• Objective:
Every line of the listing must be reproduced as it stands. Leave the images behind.

• Data block:
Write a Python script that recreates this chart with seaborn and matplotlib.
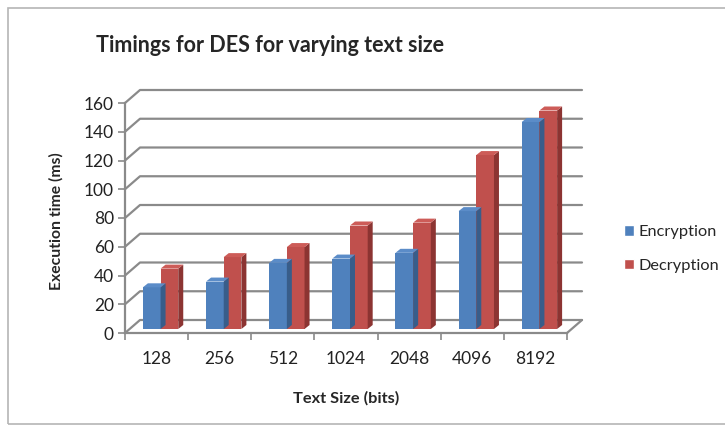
import matplotlib
matplotlib.use("Agg")
import matplotlib.pyplot as plt
from matplotlib.patches import Polygon, Rectangle
from matplotlib.lines import Line2D
import seaborn as sns
import pandas as pd

# Timing measurements (ms) per text size
text_sizes = ["128", "256", "512", "1024", "2048", "4096", "8192"]
encryption = [29, 33, 46, 49, 53, 82, 144]
decryption = [42, 50, 57, 72, 74, 121, 152]
series_names = ["Encryption", "Decryption"]
y_ticks = [0, 20, 40, 60, 80, 100, 120, 140, 160]

df = pd.DataFrame({
    "size": text_sizes * 2,
    "time": encryption + decryption,
    "series": [series_names[0]] * len(text_sizes) + [series_names[1]] * len(text_sizes),
})

sns.set_style("white")
plt.rcParams["font.family"] = ["Lato", "DejaVu Sans"]

W, H = 725, 430
fig = plt.figure(figsize=(W / 100, H / 100), dpi=100)
ax_left, ax_right, ax_bottom, ax_top = 125, 567, 333, 103
ax_w, ax_h = ax_right - ax_left, ax_bottom - ax_top
ax = fig.add_axes([ax_left / W, 1 - ax_bottom / H, ax_w / W, ax_h / H])

front = {"Encryption": "#4F81BD", "Decryption": "#C0504D"}
side = {"Encryption": "#385D8A", "Decryption": "#8C3432"}
top = {"Encryption": "#5B8CC8", "Decryption": "#CD5C58"}

sns.barplot(data=df, x="size", y="time", hue="series", order=text_sizes,
            hue_order=series_names, palette=front, width=0.56, gap=0,
            saturation=1, ax=ax, legend=False, zorder=3)

ax.set_xlim(-0.5, len(text_sizes) - 0.5)
ax.set_ylim(0, 160)

# pixel -> data conversions
px_x = len(text_sizes) / ax_w
px_y = 160 / ax_h

# back wall offset, bar placement and bar depth
bx, by = 15 * px_x, 13 * px_y
ox, oy = 4 * px_x, 4 * px_y
dx, dy = 5 * px_x, 4 * px_y

grid_col = "#8a8a8a"
x0, x1 = -0.5, len(text_sizes) - 0.5
for v in y_ticks:
    ax.add_line(Line2D([x0, x0 + bx, x1 + bx], [v, v + by, v + by],
                       color=grid_col, lw=1.6, clip_on=False, zorder=1))
# right floor edge
ax.add_line(Line2D([x1, x1 + bx], [0, by], color=grid_col, lw=1.6,
                   clip_on=False, zorder=1))

# give the flat bars a side and a top face
for p in list(ax.patches):
    fc = p.get_facecolor()
    name = "Encryption" if fc[2] > fc[0] else "Decryption"
    xl = p.get_x() + ox
    w = p.get_width()
    h = p.get_height()
    p.set_x(xl)
    p.set_y(oy)
    p.set_clip_on(False)
    p.set_edgecolor("none")
    p.set_zorder(4)
    xr = xl + w
    yt = oy + h
    ax.add_patch(Polygon([[xr, oy], [xr + dx, oy + dy], [xr + dx, yt + dy], [xr, yt]],
                         closed=True, facecolor=side[name], edgecolor="none",
                         clip_on=False, zorder=4))
    ax.add_patch(Polygon([[xl, yt], [xr, yt], [xr + dx, yt + dy], [xl + dx, yt + dy]],
                         closed=True, facecolor=top[name], edgecolor="none",
                         clip_on=False, zorder=4))

for s in ["top", "right"]:
    ax.spines[s].set_visible(False)
for s in ["left", "bottom"]:
    ax.spines[s].set_color(grid_col)
    ax.spines[s].set_linewidth(1.6)

ax.set_yticks(y_ticks)
ax.set_yticklabels([str(v) for v in y_ticks], fontsize=12.5, color="#222222")
ax.tick_params(axis="y", direction="out", length=5, width=1.2, color=grid_col,
               left=True, pad=3)
ax.set_xticks(range(len(text_sizes)))
ax.set_xticklabels(text_sizes, fontsize=12.5, color="#222222")
ax.tick_params(axis="x", length=0, pad=13)
ax.set_xticks([i - 0.5 for i in range(len(text_sizes) + 1)], minor=True)
ax.tick_params(axis="x", which="minor", direction="out", length=5, width=1.2,
               color=grid_col, bottom=True)

ax.set_xlabel("Text Size (bits)", fontsize=11.8, fontweight="bold")
ax.set_ylabel("Execution time (ms)", fontsize=11.3, fontweight="bold")
ax.xaxis.set_label_coords((346 - ax_left) / ax_w, -(398 - ax_bottom) / ax_h)
ax.yaxis.set_label_coords((56 - ax_left) / ax_w, (ax_bottom - 221) / ax_h)
ax.xaxis.label.set_va("center")
ax.yaxis.label.set_va("center")

fig.text(270 / W, 1 - 46 / H, "Timings for DES for varying text size",
         fontsize=15.5, fontweight="bold", ha="center", va="center")

handles = [Rectangle((0, 0), 1, 1, facecolor=front[n]) for n in series_names]
fig.legend(handles, series_names, loc="center left",
           bbox_to_anchor=(624 / W, 1 - 249 / H), frameon=False, fontsize=11.8,
           handlelength=0.6, handleheight=0.6, handletextpad=0.3,
           labelspacing=1.2, borderaxespad=0, borderpad=0)

# chart frame
fig.add_artist(Rectangle((8 / W, 1 - 424 / H), 740 / W, 416 / H,
                         transform=fig.transFigure, facecolor="none",
                         edgecolor="#b5b5b5", lw=1.2))

fig.savefig("out.png", dpi=100)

• Response to the task:
Write a Python script that recreates this chart with seaborn and matplotlib.
import matplotlib
matplotlib.use("Agg")
import matplotlib.pyplot as plt
from matplotlib.patches import Polygon, Rectangle
from matplotlib.lines import Line2D
import seaborn as sns
import pandas as pd

# Timing measurements (ms) per text size
text_sizes = ["128", "256", "512", "1024", "2048", "4096", "8192"]
encryption = [29, 33, 46, 49, 53, 82, 144]
decryption = [42, 50, 57, 72, 74, 121, 152]
series_names = ["Encryption", "Decryption"]
y_ticks = [0, 20, 40, 60, 80, 100, 120, 140, 160]

df = pd.DataFrame({
    "size": text_sizes * 2,
    "time": encryption + decryption,
    "series": [series_names[0]] * len(text_sizes) + [series_names[1]] * len(text_sizes),
})

sns.set_style("white")
plt.rcParams["font.family"] = ["Lato", "DejaVu Sans"]

W, H = 725, 430
fig = plt.figure(figsize=(W / 100, H / 100), dpi=100)
ax_left, ax_right, ax_bottom, ax_top = 125, 567, 333, 103
ax_w, ax_h = ax_right - ax_left, ax_bottom - ax_top
ax = fig.add_axes([ax_left / W, 1 - ax_bottom / H, ax_w / W, ax_h / H])

front = {"Encryption": "#4F81BD", "Decryption": "#C0504D"}
side = {"Encryption": "#385D8A", "Decryption": "#8C3432"}
top = {"Encryption": "#5B8CC8", "Decryption": "#CD5C58"}

sns.barplot(data=df, x="size", y="time", hue="series", order=text_sizes,
            hue_order=series_names, palette=front, width=0.56, gap=0,
            saturation=1, ax=ax, legend=False, zorder=3)

ax.set_xlim(-0.5, len(text_sizes) - 0.5)
ax.set_ylim(0, 160)

# pixel -> data conversions
px_x = len(text_sizes) / ax_w
px_y = 160 / ax_h

# back wall offset, bar placement and bar depth
bx, by = 15 * px_x, 13 * px_y
ox, oy = 4 * px_x, 4 * px_y
dx, dy = 5 * px_x, 4 * px_y

grid_col = "#8a8a8a"
x0, x1 = -0.5, len(text_sizes) - 0.5
for v in y_ticks:
    ax.add_line(Line2D([x0, x0 + bx, x1 + bx], [v, v + by, v + by],
                       color=grid_col, lw=1.6, clip_on=False, zorder=1))
# right floor edge
ax.add_line(Line2D([x1, x1 + bx], [0, by], color=grid_col, lw=1.6,
                   clip_on=False, zorder=1))

# give the flat bars a side and a top face
for p in list(ax.patches):
    fc = p.get_facecolor()
    name = "Encryption" if fc[2] > fc[0] else "Decryption"
    xl = p.get_x() + ox
    w = p.get_width()
    h = p.get_height()
    p.set_x(xl)
    p.set_y(oy)
    p.set_clip_on(False)
    p.set_edgecolor("none")
    p.set_zorder(4)
    xr = xl + w
    yt = oy + h
    ax.add_patch(Polygon([[xr, oy], [xr + dx, oy + dy], [xr + dx, yt + dy], [xr, yt]],
                         closed=True, facecolor=side[name], edgecolor="none",
                         clip_on=False, zorder=4))
    ax.add_patch(Polygon([[xl, yt], [xr, yt], [xr + dx, yt + dy], [xl + dx, yt + dy]],
                         closed=True, facecolor=top[name], edgecolor="none",
                         clip_on=False, zorder=4))

for s in ["top", "right"]:
    ax.spines[s].set_visible(False)
for s in ["left", "bottom"]:
    ax.spines[s].set_color(grid_col)
    ax.spines[s].set_linewidth(1.6)

ax.set_yticks(y_ticks)
ax.set_yticklabels([str(v) for v in y_ticks], fontsize=12.5, color="#222222")
ax.tick_params(axis="y", direction="out", length=5, width=1.2, color=grid_col,
               left=True, pad=3)
ax.set_xticks(range(len(text_sizes)))
ax.set_xticklabels(text_sizes, fontsize=12.5, color="#222222")
ax.tick_params(axis="x", length=0, pad=13)
ax.set_xticks([i - 0.5 for i in range(len(text_sizes) + 1)], minor=True)
ax.tick_params(axis="x", which="minor", direction="out", length=5, width=1.2,
               color=grid_col, bottom=True)

ax.set_xlabel("Text Size (bits)", fontsize=11.8, fontweight="bold")
ax.set_ylabel("Execution time (ms)", fontsize=11.3, fontweight="bold")
ax.xaxis.set_label_coords((346 - ax_left) / ax_w, -(398 - ax_bottom) / ax_h)
ax.yaxis.set_label_coords((56 - ax_left) / ax_w, (ax_bottom - 221) / ax_h)
ax.xaxis.label.set_va("center")
ax.yaxis.label.set_va("center")

fig.text(270 / W, 1 - 46 / H, "Timings for DES for varying text size",
         fontsize=15.5, fontweight="bold", ha="center", va="center")

handles = [Rectangle((0, 0), 1, 1, facecolor=front[n]) for n in series_names]
fig.legend(handles, series_names, loc="center left",
           bbox_to_anchor=(624 / W, 1 - 249 / H), frameon=False, fontsize=11.8,
           handlelength=0.6, handleheight=0.6, handletextpad=0.3,
           labelspacing=1.2, borderaxespad=0, borderpad=0)

# chart frame
fig.add_artist(Rectangle((8 / W, 1 - 424 / H), 740 / W, 416 / H,
                         transform=fig.transFigure, facecolor="none",
                         edgecolor="#b5b5b5", lw=1.2))

fig.savefig("out.png", dpi=100)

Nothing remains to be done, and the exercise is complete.